Extract the lines that carry the string "matplotlib" from the listing.

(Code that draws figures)

•••••

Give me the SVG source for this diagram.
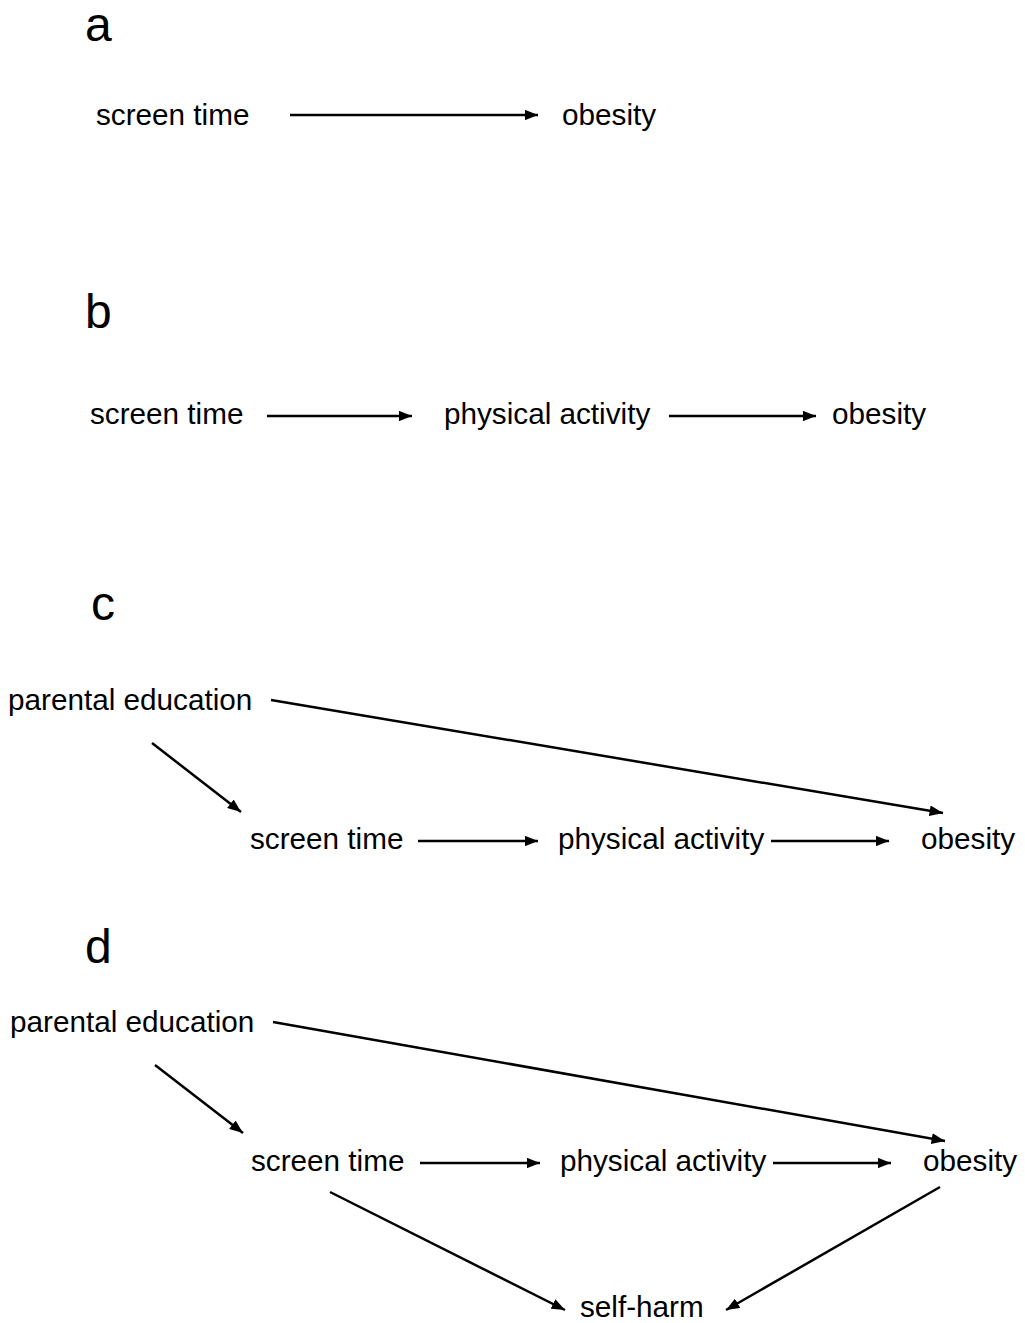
<svg xmlns="http://www.w3.org/2000/svg" width="1025" height="1323" viewBox="0 0 1025 1323">
<style>
text{font-family:"Liberation Sans",Arial,sans-serif;fill:#000}
.t{font-size:29.7px}
.lab{font-size:48px}
.e{stroke:#000;stroke-width:2.5;fill:none;marker-end:url(#ah)}
</style>
<defs>
<marker id="ah" viewBox="0 0 10 8" refX="10" refY="4" markerWidth="5.4" markerHeight="4.3" orient="auto" markerUnits="strokeWidth">
<path d="M0,0 L10,4 L0,8 z" fill="#000"/>
</marker>
</defs>
<rect width="1025" height="1323" fill="#fff"/>
<g id="panel-a">
<text class="lab" x="85" y="41">a</text>
<g id="a-screen"><text class="t" x="96" y="125">screen time</text></g>
<g id="a-obesity"><text class="t" x="562" y="125">obesity</text></g>
</g>
<g id="panel-b">
<text class="lab" x="85" y="328">b</text>
<g id="b-screen"><text class="t" x="90" y="424">screen time</text></g>
<g id="b-pa"><text class="t" x="444" y="424">physical activity</text></g>
<g id="b-obesity"><text class="t" x="832" y="424">obesity</text></g>
</g>
<g id="panel-c">
<text class="lab" x="91" y="620">c</text>
<g id="c-parent"><text class="t" x="8" y="710">parental education</text></g>
<g id="c-screen"><text class="t" x="250" y="849">screen time</text></g>
<g id="c-pa"><text class="t" x="558" y="849">physical activity</text></g>
<g id="c-obesity"><text class="t" x="921" y="849">obesity</text></g>
</g>
<g id="panel-d">
<text class="lab" x="85" y="963">d</text>
<g id="d-parent"><text class="t" x="10" y="1032">parental education</text></g>
<g id="d-screen"><text class="t" x="251" y="1171">screen time</text></g>
<g id="d-pa"><text class="t" x="560" y="1171">physical activity</text></g>
<g id="d-obesity"><text class="t" x="923" y="1171">obesity</text></g>
<g id="d-selfharm"><text class="t" x="580" y="1317">self-harm</text></g>
</g>
<g id="connectors">
<line class="e" x1="290" y1="115" x2="538" y2="115"/>
<line class="e" x1="267" y1="416" x2="412" y2="416"/>
<line class="e" x1="669" y1="416" x2="816" y2="416"/>
<line class="e" x1="271" y1="700" x2="943" y2="813"/>
<line class="e" x1="152" y1="743" x2="241" y2="812"/>
<line class="e" x1="418" y1="841" x2="538" y2="841"/>
<line class="e" x1="771" y1="841" x2="889" y2="841"/>
<line class="e" x1="273" y1="1022" x2="945" y2="1141"/>
<line class="e" x1="155" y1="1065" x2="243" y2="1133"/>
<line class="e" x1="420" y1="1163" x2="540" y2="1163"/>
<line class="e" x1="773" y1="1163" x2="891" y2="1163"/>
<line class="e" x1="330" y1="1192" x2="565" y2="1310"/>
<line class="e" x1="940" y1="1187" x2="726" y2="1310"/>
</g>
</svg>
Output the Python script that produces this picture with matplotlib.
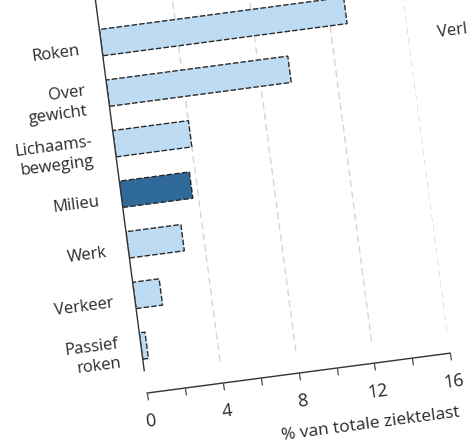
import matplotlib
matplotlib.use("Agg")
import matplotlib.pyplot as plt
from matplotlib.transforms import Affine2D
import mpl_toolkits.axisartist.floating_axes as floating_axes
from mpl_toolkits.axisartist.grid_finder import FixedLocator, DictFormatter

plt.rcParams["font.family"] = ["Open Sans", "DejaVu Sans"]

categories = ["Roken", "Over\ngewicht", "Lichaams-\nbeweging", "Milieu", "Werk", "Verkeer", "Passief\nroken"]
values = [12.9, 9.6, 4.0, 3.7, 2.9, 1.4, 0.3]
highlight = "Milieu"
x_ticks = [0, 2, 4, 6, 8, 10, 12, 14, 16]
x_ticklabels = {0: "0", 4: "4", 8: "8", 12: "12", 16: "16"}
grid_at = [4, 8, 12, 16]
xlabel = "% van totale ziektelast"

W, H = 467, 441
ANGLE = 7.5          # the photographed chart is tilted
AXIS_Y = -0.93       # offset x axis below the bars
TOP_Y = 7.3

fig = plt.figure(figsize=(W / 100, H / 100), dpi=100)

# data -> figure pixels (y up)
tr = Affine2D().scale(19.1, 51).rotate_deg(ANGLE).translate(141, 95)
grid_helper = floating_axes.GridHelperCurveLinear(
    tr,
    extremes=(0, 16, AXIS_Y, TOP_Y),
    grid_locator1=FixedLocator(x_ticks),
    tick_formatter1=DictFormatter(x_ticklabels),
    grid_locator2=FixedLocator([]),
)
ax = fig.add_axes([0, 0, 1, 1], axes_class=floating_axes.FloatingAxes, grid_helper=grid_helper)
ax.set_xlim(0, W)
ax.set_ylim(0, H)
for s in ax.spines.values():
    s.set_visible(False)
for side in ["left", "right", "top"]:
    ax.axis[side].set_visible(False)

bottom = ax.axis["bottom"]
bottom.line.set_color("#333333")
bottom.line.set_linewidth(1.0)
bottom.major_ticks.set_tick_out(True)
bottom.major_ticks.set_ticksize(5)
bottom.major_ticks.set_color("#333333")
bottom.major_ticklabels.set_fontsize(13)
bottom.major_ticklabels.set_color("#2a2a2a")
bottom.major_ticklabels.set_pad(10)

aux = ax.get_aux_axes(tr)
aux.patch = ax.patch
ax.patch.zorder = 0.9

y_pos = list(range(len(categories) - 1, -1, -1))
colors = ["#306a9a" if c == highlight else "#bddcf4" for c in categories]

aux.vlines(grid_at, -0.5, TOP_Y, colors="#d6d6d6", linestyles=(0, (5, 3)), linewidth=1.0, zorder=1)
aux.barh(y_pos, values, height=0.52, color=colors, edgecolor="#2a2a2a",
         linewidth=1.0, linestyle=(0, (4, 1.5)), zorder=2)
aux.vlines(0, -0.5, TOP_Y, colors="#333333", linewidth=1.0, zorder=3, clip_on=False)

for y, label in zip(y_pos, categories):
    aux.text(-1.15, y - 0.1, label, ha="right", va="center", multialignment="right",
             rotation=ANGLE, rotation_mode="anchor", fontsize=12, linespacing=1.3,
             color="#2a2a2a", clip_on=False)

aux.text(16.1, -2.11, xlabel, ha="right", va="center", rotation=ANGLE,
         rotation_mode="anchor", fontsize=12.5, color="#2a2a2a", clip_on=False)

# piece of the neighbouring chart's label, cut off by the photo edge
fig.text(437 / W, 1 - 33 / H, "Verl", ha="left", va="center", rotation=ANGLE,
         rotation_mode="anchor", fontsize=12, color="#2a2a2a")

fig.savefig("out.png", dpi=100)
plt.close(fig)
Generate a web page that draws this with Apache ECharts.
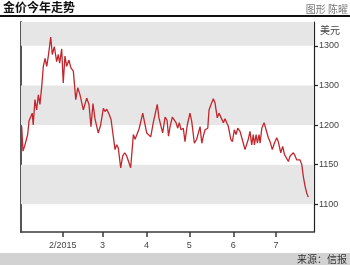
<!DOCTYPE html>
<html>
<head>
<meta charset="utf-8">
<script src="https://cdn.jsdelivr.net/npm/echarts@6/dist/echarts.min.js"></script>
<style>
html,body{margin:0;padding:0;background:#fff;}
#c{width:350px;height:265px;}
</style>
</head>
<body>
<div id="c"></div>
<script>
// day of 2015 (Jan 1 = 0)
var days = [2.2,3.1,4.5,6.4,7.3,8.7,9.6,10.3,11.5,12.7,13.9,15.0,16.2,17.4,18.6,19.8,20.9,22.6,23.7,25.1,26.8,27.9,28.9,30.3,31.4,32.6,33.8,35.4,36.8,38.5,40.2,41.6,43.2,44.4,45.5,47.9,49.5,50.9,52.3,53.7,56.0,57.7,59.6,60.8,62.0,63.8,65.0,66.2,67.8,69.0,70.1,71.8,73.2,74.6,76.0,77.1,78.8,80.7,81.9,83.1,84.7,85.9,87.3,88.4,90.1,91.2,92.9,94.7,96.4,97.5,98.7,99.9,101.3,103.0,104.4,105.4,106.5,108.1,109.5,110.7,111.9,113.0,114.2,115.8,117.0,118.6,120.5,121.7,123.6,125.2,126.4,127.6,128.8,129.9,131.1,133.0,133.9,135.3,136.9,138.1,139.7,140.9,142.3,144.0,145.1,146.3,147.5,149.2,150.3,151.7,152.9,154.1,155.7,156.9,158.0,159.2,160.4,161.5,162.7,163.9,165.0,165.8,167.0,167.9,169.1,169.8,171.0,172.6,174.0,175.6,176.8,178.4,179.8,181.5,182.6,184.3,185.7,186.9,188.0,189.7,190.9,192.1,193.2,194.4,195.6,196.7,197.9,199.1,200.2,201.4,202.6,203.7];
// gold price, USD
var prices = [1198,1167,1175,1188,1205,1211,1215,1200,1232,1219,1238,1226,1247,1274,1284,1274,1287,1311,1289,1299,1280,1289,1278,1296,1253,1287,1274,1282,1272,1268,1232,1247,1238,1236,1219,1234,1226,1198,1227,1208,1190,1200,1221,1217,1220,1213,1207,1209,1169,1175,1171,1146,1161,1165,1161,1160,1146,1188,1182,1184,1195,1194,1215,1205,1190,1192,1185,1203,1217,1226,1209,1211,1190,1210,1206,1186,1198,1210,1209,1203,1196,1203,1194,1196,1179,1200,1215,1205,1177,1182,1190,1198,1177,1186,1194,1196,1219,1226,1233,1228,1209,1215,1216,1203,1208,1209,1198,1182,1179,1194,1188,1196,1192,1190,1177,1169,1171,1182,1192,1175,1188,1175,1188,1177,1188,1177,1196,1203,1194,1184,1179,1169,1177,1184,1179,1165,1173,1163,1165,1154,1161,1163,1165,1161,1156,1154,1156,1150,1135,1123,1114,1109];
var monthStarts = [31,59,90,120,151,181];
var monthLabels = ['2/2015','3','4','5','6','7'];
var tickValues = [1100,1150,1200,1250,1300];
var tickLabels = ['1100','1150','1200','1300','1300'];
var bandRanges = [[1300,1330],[1200,1250],[1100,1150]];

var pts = days.map(function(d,i){return [d, prices[i]];});
var chart = echarts.init(document.getElementById('c'), null, {renderer:'canvas'});
var numFont = '"Liberation Sans", Arial, "Noto Sans CJK SC", sans-serif';
var cjkFont = '"Noto Sans CJK SC", "Liberation Sans", sans-serif';
chart.setOption({
  animation:false,
  backgroundColor:'#fff',
  grid:{left:21,right:36,top:22,bottom:33},
  xAxis:{
    type:'value', min:1.7, max:207.7,
    axisLine:{show:true,onZero:false,lineStyle:{color:'#3a3a3a',width:1.5}},
    axisTick:{show:true,inside:false,length:5,customValues:monthStarts,lineStyle:{color:'#3a3a3a',width:1.5}},
    axisLabel:{customValues:monthStarts,margin:9,fontSize:9,color:'#444',fontFamily:numFont,
      formatter:function(v){var i=monthStarts.indexOf(v);return i>=0?monthLabels[i]:'';}},
    splitLine:{show:false}
  },
  yAxis:[{
    type:'value', position:'right', min:1065, max:1330,
    axisLine:{show:true,lineStyle:{color:'#222',width:1.2}},
    axisTick:{show:true,inside:false,length:4,customValues:tickValues,lineStyle:{color:'#222',width:1.2}},
    axisLabel:{customValues:tickValues,margin:5,fontSize:9,color:'#444',fontFamily:numFont,
      formatter:function(v){var i=tickValues.indexOf(v);return i>=0?tickLabels[i]:'';}},
    splitLine:{show:false}
  },{
    type:'value', position:'left', min:1065, max:1330,
    axisLine:{show:true,lineStyle:{color:'#555',width:2}},
    axisTick:{show:false}, axisLabel:{show:false}, splitLine:{show:false}
  }],
  series:[{
    type:'line', data:[], z:1, silent:true,
    markArea:{silent:true, itemStyle:{color:'#e6e6e6'},
      data:bandRanges.map(function(r){return [{yAxis:r[0]},{yAxis:r[1]}];})}
  },{
    type:'line', data:pts, z:3, symbol:'none', smooth:false,
    lineStyle:{color:'#c1272d',width:1.3}
  }],
  graphic:[
    {type:'text',left:3,top:1,style:{text:'金价今年走势',font:'bold 12px '+cjkFont,fill:'#111'}},
    {type:'text',right:2,top:4,style:{text:'图形 陈曜',font:'10px '+cjkFont,fill:'#777'}},
    {type:'rect',shape:{x:0,y:15,width:350,height:2},style:{fill:'#111'}},
    {type:'text',left:320,top:25,style:{text:'美元',font:'10px '+cjkFont,fill:'#444'}},
    {type:'rect',shape:{x:0,y:253,width:350,height:12},style:{fill:'#d2d2d2'}},
    {type:'text',right:3,top:254,style:{text:'来源：信报',font:'10px '+cjkFont,fill:'#333'}}
  ]
});
</script>
</body>
</html>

•••••

§ Task output
Output the Python script that produces this picture with matplotlib.
import matplotlib
matplotlib.use("Agg")
import matplotlib.pyplot as plt
from matplotlib.transforms import Affine2D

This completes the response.